World trade grew massively in the 1990s but the oil price fell. So how does that work?
Anonymous, the oil price isn't based on the absolute amount of trade at any point. Rather it's an interplay between supply and demand.
The more demand there is, the more suppliers like Russia, Norway and others try to explore more, drill more, pump more, to meet demand. OPEC of course try to regulate supply within their cartel, but most of them cheat and pump the max they can anyway.
As you say world trade grew massively during the 90's, but so did the supply of oil from players like the former Soviet Union. But by 2000, demand was growing more rapidly than supply and the price began to rise. Then the world had a sudden recession in 2001/3 with the dot-com bust and 9/11. Demand fell suddenly. And hence so did the price.
If we are having another global recession, and the travails in the USA are slowing down the Chinese economy, then demand for oil will drop again, and so will the oil price.
The point I'm trying to make is that the oil shock this time has been demand driven, but this demand can only be sustained in a boom. Take away the boom and you take away demand and the price falls.

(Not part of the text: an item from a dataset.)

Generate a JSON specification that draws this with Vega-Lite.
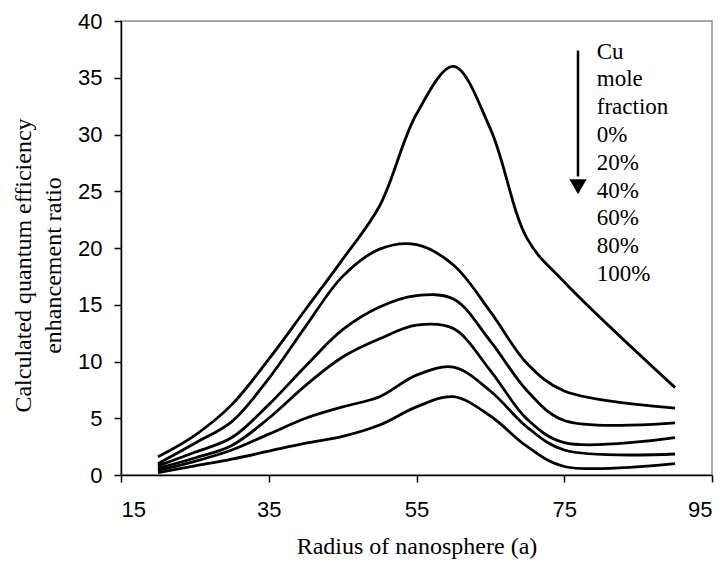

Many in the press and conservative party talk about "stagflation", but that is a product of supply shocks - eg the OPEC price hike in the early 70's - where even as demand dropped due to a recession, supply was constrained even faster, so the oil price was maintained or ratcheted up. We are not in supply shock territory now. If there is a global slowdown, demand will drop, and hence so will the price of oil.